The Data Science for All / Women - 2021 program ended on a high note on October 29th with a Grand Finale event to celebrate 250 Fellows’ graduation from the program. The event featured Fellow testimonials, a virtual showcase of the winning capstone projects and keynote addresses from inspiring speakers sharing words of wisdom with the graduating class.
DS4A / Women 2021 in Review
We kicked off the Grand Finale with Fellow testimonials, where the Fellows reflected on their experiences, shared lessons learned, and recalled some of their favorite parts of the DS4A / Women experience.
Capstone Projects Finalist Showcase
The capstone projects are a core part of the program, helping Fellows apply data concepts to real world business problems.
Teams were formed of Executives (leaders of data-driven functions) and Practitioners (early-career data scientists who drove the analysis workstream) who came up with their project ideas, sourced and explored datasets, and developed interesting analyses, insights and visualizations in just six weeks.
The Fellows produced 37 projects, and we are excited to share with you the four winning projects!
Bike Blues: The Quest to Find a Ride
This team sought to understand city bike use in New York City by developing a model to predict bike under-supply. We were impressed by their novel use of data visualization, creating a working dashboard that immediately solves a real-world problem.
This group of Fellows sought to identify factors that make individuals more vulnerable to mental health issues. We were particularly impressed by their use of data visualization: their dashboard illuminates their analyses and identifies tactical opportunities for improvements to mental health care.
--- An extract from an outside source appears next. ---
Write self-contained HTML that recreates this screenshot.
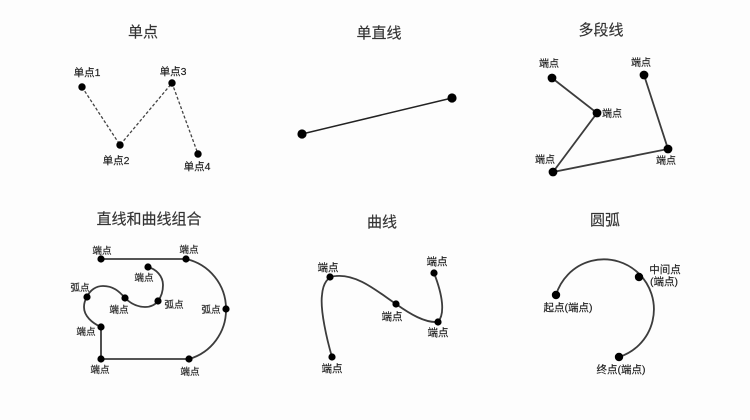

Clearing the air? Investigating London’s traffic emission charges
The team investigated data related to new traffic congestion zones in London and whether there were increases in pollutants and traffic levels specifically at the border of these zones. We would like to celebrate the impressive rigor of their data analysis.
Team members explored the use and role of prenatal care in US birth outcomes alongside demographic and socio-economic variables that predict its use. We were impressed by their thoughtful approach to a complex problem. Plus, their conclusions were clear, precise, and solutions-oriented.